As to the position at common law, Horner J referred to Philips v Bury (above), AG v Talbot (1747) 3 Atk 662, 1 Ves Sen 78, (1747) 27 ER 903, [1747] EngR 53 (8 March 1747) (pdf), R v Dunsheath, ex p Meredith [1951] 1 KB 127, Patel v Bradford University Senate [1978] 1 WLR 1488, [1978] 3 All ER 841 (Megarry VC, ChD) [aff’d [1979] 1 WLR 1066, [1979] 2 All ER 582 (CA) (.doc); aff’d 8844/80 Patel v UK (1982) 4 EHRR 256 (ECmHR)], and Re Wislang’s Application [1984] NI 63 (.doc) (which had also been referred to by Treacy J in Re Croskery (above)), and held:
[20] Up until the coming into effect of the Human Rights Act 1998 the visitorial jurisdiction was considered to be exclusive and final save for where the courts would hear applications for judicial review where there had been a failure to observe the rules of natural justice by the Board or where the Board had acted in excess of its jurisdiction.
[21] In R (Ferguson) v Visitor of the University of Leicester [2003] ELR 562 [.doc] in giving the judgment of the Court of Appeal in England, Kay LJ held that judicial review did not lie to impeach the decisions of a Visitor taken within his jurisdiction (in the narrower sense) or on questions of fact or on law. The only matters that could be challenged by way of judicial review are that the Visitor had exceeded his jurisdiction, or that he has abused his power or that he had acted in breach of the rules of natural justice (ex p Page [above]). To that statement of the law must be added the right of the High Court to grant a judicial review when there is evidence that the applicant’s Convention rights have been infringed.
As to potentially applicable Convention rights, Article 6(1) of the Convention provides for a fair hearing by an independent and impartial tribunal, and Article 2, Protocol 1 provides for a right to education. Earlier in his judgment, Horner J had held:
[22] The effect of the “suspension for 5 years” of the applicant with no guaranteed right to return is to deprive the applicant of the ability to access tertiary education. … In 44774/98 Sahin v Turkey (2007) 44 EHRR 5, [2005] ECHR 819 (10 November 2005) the Grand Chamber considered the issue of a university education in the context of an applicant who had been refused admission to lectures, courses and tutorials because she was wearing an Islamic headscarf. …

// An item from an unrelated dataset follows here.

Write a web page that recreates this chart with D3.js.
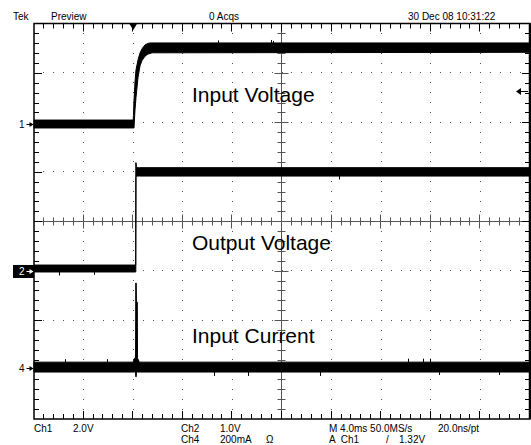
<!DOCTYPE html>
<html><head><meta charset="utf-8">
<script src="https://cdn.jsdelivr.net/npm/d3@7"></script>
<style>
body{margin:0;background:#fff}
svg{display:block}
text{font-family:"Liberation Sans",Arial,sans-serif;fill:#000}
</style>
</head><body>
<svg id="c" width="531" height="445"></svg>
<script>
// ---------- data ----------
// time axis in ms: 4 ms/div, trigger at 2 div from left
const timeTicks = [-8, -4, 0, 4, 8, 12, 16, 20, 24, 28, 32];
const divTicks = [-4, -3, -2, -1, 0, 1, 2, 3, 4];

// Ch1 Input Voltage (V), envelope min/max
const ch1Time = [-8, 0, 0.02, 0.065, 0.145, 0.226, 0.387, 0.548, 0.71, 0.95, 1.19, 1.35, 1.52, 32];
const ch1Max  = [0.16, 0.16, 0.35, 0.97, 1.70, 2.19, 2.59, 2.87, 3.04, 3.20, 3.26, 3.28, 3.28, 3.28];
const ch1Min  = [-0.16, -0.16, -0.16, -0.16, 0.57, 1.07, 1.88, 2.35, 2.57, 2.74, 2.83, 2.85, 2.88, 2.90];
const ch1GlitchT = [6.85, 11.1, 11.3];
const ch1GlitchV = [3.38, 3.40, 3.36];

// Ch2 Output Voltage (V)
const ch2Time = [-8, 0.20, 0.21, 0.23, 0.26, 0.30, 0.50, 32];
const ch2Max  = [0.13, 0.13, 2.20, 2.20, 2.12, 2.10, 2.10, 2.10];
const ch2Min  = [-0.01, -0.01, -0.01, 1.90, 1.92, 1.93, 1.93, 1.93];
const ch2GlitchT = [16.6, -6.0, -3.2];
const ch2GlitchV = [1.86, -0.08, -0.07];

// Ch4 Input Current (mA)
const ch4Time = [-8, 0.0, 0.10, 0.19, 0.21, 0.24, 0.26, 0.33, 0.35, 0.50, 32];
const ch4Max  = [24, 24, 40, 40, 344, 344, 267, 267, 40, 24, 24];
const ch4Min  = [-16, -16, -16, -16, -35, -35, -16, -16, -16, -16, -16];
const ch4GlitchT = [6.51, 9.25, 15.06, 24.65, 29.48, 22.15, 23.36, 23.93, -5.5, -2.1];
const ch4GlitchV = [-32, -32, -32, -28, -28, 38, 38, 38, 36, 36];

const traceLabels = ["Input Voltage", "Output Voltage", "Input Current"];
const perDiv = [2.0, 1.0, 200];          // Ch1 V/div, Ch2 V/div, Ch4 mA/div
const groundDiv = [1.967, -1.016, -2.97]; // channel ground positions (div above centre)
const triggerLevel = 1.32;                // V on Ch1

const headerTexts = ["Tek", "Preview", "0 Acqs", "30 Dec 08 10:31:22"];
const footerRow1 = ["Ch1", "2.0V", "Ch2", "1.0V", "M 4.0ms 50.0MS/s", "20.0ns/pt"];
const footerRow2 = ["Ch4", "200mA", "\u03A9", "A  Ch1", "/", "1.32V"];

// ---------- drawing ----------
const svg = d3.select("#c");
const L = 34, R = 530, T = 23.5, B = 419;
const x = d3.scaleLinear().domain([timeTicks[0], timeTicks[timeTicks.length-1]]).range([L, R]);
const yDiv = d3.scaleLinear().domain([4, -4]).range([T, B]);
const chY = (i) => (v) => yDiv(groundDiv[i] + v / perDiv[i]);

const px = v => Math.round(v) + 0.5;

// dotted grid
const gGrid = svg.append("g");
const minorT = d3.range(1, 50).map(m => -8 + m * 0.8);
const minorD = d3.range(-19, 20).map(k => k * 0.2);
timeTicks.slice(1, -1).filter(t => t !== 12).forEach(t => {
  minorD.forEach(d => gGrid.append("rect").attr("x", Math.floor(x(t))).attr("y", Math.floor(yDiv(d)))
    .attr("width", 1).attr("height", 1).attr("fill", "#555"));
});
divTicks.slice(1, -1).filter(d => d !== 0).forEach(d => {
  minorT.forEach(t => gGrid.append("rect").attr("x", Math.floor(x(t))).attr("y", Math.floor(yDiv(d)))
    .attr("width", 1).attr("height", 1).attr("fill", "#555"));
});

// centre cross lines with ticks
const cx = px(x(12)) - 1, cy = px(yDiv(0));
const gC = svg.append("g").attr("stroke", "#555").attr("stroke-width", 1);
gC.append("line").attr("x1", L).attr("x2", R).attr("y1", cy).attr("y2", cy);
gC.append("line").attr("x1", cx).attr("x2", cx).attr("y1", T).attr("y2", B);
minorT.forEach((t, i) => {
  const h = ((i + 1) % 5 === 0) ? 7 : 4;
  gC.append("line").attr("x1", px(x(t)) - 1).attr("x2", px(x(t)) - 1).attr("y1", cy - h).attr("y2", cy + h);
});
minorD.forEach((d, i) => {
  const h = ((i + 1) % 5 === 0) ? 7 : 4;
  gC.append("line").attr("y1", px(yDiv(d))).attr("y2", px(yDiv(d))).attr("x1", cx - h).attr("x2", cx + h);
});

// border with ticks
const gB = svg.append("g").attr("stroke", "#000");
gB.append("rect").attr("x", L).attr("y", T).attr("width", R - L).attr("height", B - T)
  .attr("fill", "none").attr("stroke-width", 1.5);
gB.append("line").attr("x1", R).attr("x2", R).attr("y1", T).attr("y2", B).attr("stroke-width", 2.5);
minorT.forEach((t, i) => {
  const h = ((i + 1) % 5 === 0) ? 8 : 5;
  const xx = px(x(t)) - 1;
  gB.append("line").attr("x1", xx).attr("x2", xx).attr("y1", T).attr("y2", T + h).attr("stroke-width", 1);
  gB.append("line").attr("x1", xx).attr("x2", xx).attr("y1", B).attr("y2", B - h).attr("stroke-width", 1);
});
minorD.forEach((d, i) => {
  const h = ((i + 1) % 5 === 0) ? 8 : 5;
  const yy = px(yDiv(d));
  gB.append("line").attr("y1", yy).attr("y2", yy).attr("x1", L).attr("x2", L + h).attr("stroke-width", 1);
  gB.append("line").attr("y1", yy).attr("y2", yy).attr("x1", R).attr("x2", R - h).attr("stroke-width", 1);
});

// traces
const traces = [
  [ch1Time, ch1Min, ch1Max, ch1GlitchT, ch1GlitchV],
  [ch2Time, ch2Min, ch2Max, ch2GlitchT, ch2GlitchV],
  [ch4Time, ch4Min, ch4Max, ch4GlitchT, ch4GlitchV]];
traces.forEach(([tt, mn, mx, gt, gv], i) => {
  const y = chY(i);
  const pts = tt.map((t, k) => [t, mn[k], mx[k]]);
  const area = d3.area().x(d => x(d[0])).y0(d => y(d[1])).y1(d => y(d[2]));
  svg.append("path").attr("d", area(pts)).attr("fill", "#000").attr("stroke", "#000").attr("stroke-width", 1);
  // small noise spikes beyond the band envelope, starting from the band centre at that time
  const midAt = d3.scaleLinear().domain(tt).range(tt.map((t, k) => (mn[k] + mx[k]) / 2));
  gt.forEach((t, k) => {
    svg.append("line").attr("x1", px(x(t))).attr("x2", px(x(t)))
      .attr("y1", y(midAt(t))).attr("y2", y(gv[k])).attr("stroke", "#000").attr("stroke-width", 1);
  });
});

// trace labels
const labelPos = [[192, 101.5], [192, 250], [192, 343]];
traceLabels.forEach((s, i) => svg.append("text").attr("x", labelPos[i][0]).attr("y", labelPos[i][1])
  .attr("font-size", 21).text(s));

// channel markers
function arrow(g, xx, yy, col) {
  g.append("line").attr("x1", xx).attr("x2", xx + 6).attr("y1", yy).attr("y2", yy).attr("stroke", col).attr("stroke-width", 1);
  g.append("path").attr("d", `M${xx + 7},${yy} L${xx + 3},${yy - 2.5} L${xx + 3},${yy + 2.5} Z`).attr("fill", col);
}
const g1 = svg.append("g");
const y1g = chY(0)(0);
g1.append("text").attr("x", 19).attr("y", y1g + 4).attr("font-size", 10).text("1");
arrow(g1, 26.5, Math.round(y1g) + 0.5, "#000");
const y2g = chY(1)(0);
g1.append("rect").attr("x", 13).attr("y", y2g - 6.5).attr("width", 21).attr("height", 13).attr("fill", "#000");
g1.append("text").attr("x", 19).attr("y", y2g + 4).attr("font-size", 10).style("fill", "#fff").text("2");
arrow(g1, 26.5, Math.round(y2g) + 0.5, "#fff");
const y4g = chY(2)(0);
g1.append("text").attr("x", 19).attr("y", y4g + 4).attr("font-size", 10).text("4");
arrow(g1, 26.5, Math.round(y4g) + 0.5, "#000");

// trigger position marker (top) and trigger level marker (right)
const tx = x(0);
svg.append("path").attr("d", `M${tx - 4},${T} L${tx + 4},${T} L${tx},${T + 6.5} Z`).attr("fill", "#000");
const ty = Math.round(chY(0)(triggerLevel)) + 0.5;
svg.append("line").attr("x1", 519).attr("x2", 528).attr("y1", ty).attr("y2", ty).attr("stroke", "#000");
svg.append("path").attr("d", `M516,${ty} L521,${ty - 3.5} L521,${ty + 3.5} Z`).attr("fill", "#000");

// header & footer text
const headerX = [13, 51, 209, 408];
headerTexts.forEach((s, i) => svg.append("text").attr("x", headerX[i]).attr("y", 19.5).attr("font-size", 10).text(s));
const f1X = [34, 73, 181, 220, 329, 438];
footerRow1.forEach((s, i) => svg.append("text").attr("x", f1X[i]).attr("y", 431.5).attr("font-size", 10).text(s));
const f2X = [181, 220, 266, 329, 386, 399];
footerRow2.forEach((s, i) => svg.append("text").attr("x", f2X[i]).attr("y", 443).attr("font-size", 10)
  .attr("xml:space", "preserve").style("white-space", "pre").text(s));
</script>
</body></html>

[141] … it is clear that any institutions of higher education existing at a given time come within the scope of the first sentence of Art. 2 of Protocol No. 1, since the right of access to such institutions is an inherent part of the rights set out in that provision. …
[154] In spite of its importance, this right is not, however, absolute, but may be subject to limitations; these are permitted by implication since the right of access by its very nature calls for regulation by the State. … the contracting states enjoy a certain margin of appreciation in this sphere … a limitation will only be compatible with Article 1 Protocol 1 if there is a reasonable relationship of proportionality between the means employed and the aims sought to be achieved.

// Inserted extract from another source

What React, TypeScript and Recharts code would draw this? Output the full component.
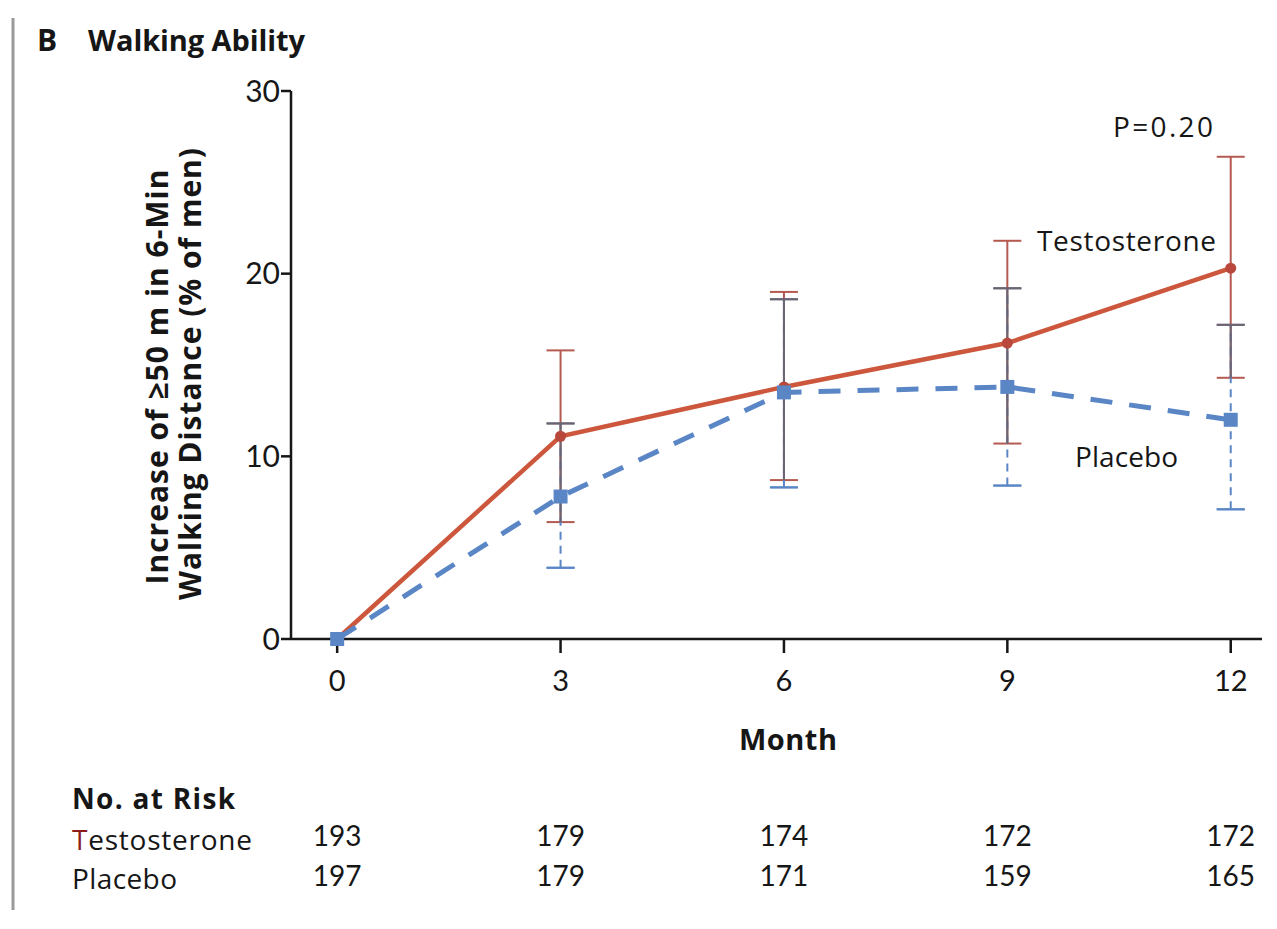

Consequently the Board of Visitors and any subsequent reviewing court will have to consider whether any “suspension” imposed upon the applicant is proportionate in all the circumstances.
He rejected various challenges to the fairness of the proceedings under Article 6. In particular, following 6289/73 Airey v Ireland (1979-80) 2 EHRR 305 [1979] ECHR 3 (09 October 1979) and Perotti v Collyer-Bristow [2003] EWCA Civ 1521 (06 October 2003), he held that the absence of legal aid for claims before the Board of Visitors did not in principle amount to a breach of Article 6. Moreover, following R (on the application of Gudanaviciene) v The Director of Legal Aid Casework (British Red Cross Intervening) [2014] EWCA Civ 1622 (15 December 2014),
he held that the lack of legal representation before the Board of Visitors did not in principle amount to a breach of Article 6:
[29] While the applicant’s continuing third level education at QUB is undoubtedly important to him, he is an intelligent young man and the issues to be decided are not complex. The applicant should have no difficulty in accessing the Board of Visitors. Indeed, given the make-up of the Board of Visitors, it is highly likely that if the applicant is unrepresented, then the proceedings will be organised so as to ensure that the applicant is able to put his case, and challenge the case put on behalf of the University in an effective manner. … No credible case has been made that the applicant in this case, without legal assistance before the Board of Visitors, will be deprived of effective access. The … Board of Visitors … will be able to fulfil its paramount and overarching function of ensuring both sides receive effective access to justice and that ultimately a fair and just decision will be reached.
This was a thorough victory for the university both on the facts and on the law. Finally, Horner J concluded with an emphatic approbation of the visitorial jurisdiction:
[31] … Further this court considers that the resounding endorsement of visitorial jurisdiction by distinguished judges and legal commentators still holds good today. Therefore Sir Robert Megarry’s exhortation [in Patel] to invoke the visitorial jurisdiction, and not to go to the courts, remains good advice. Indeed the judicial tide is flowing even more strongly today in favour of the courts enforcing the exclusive jurisdiction of tribunals, especially ones that can offer, as here, cheap, informal, effective and expeditious justice. In this case the applicant enjoys the right of access to an independent and impartial tribunal whose worth has been proved over hundreds of years and who the court can have confidence will act as a public authority in a Convention compliant manner.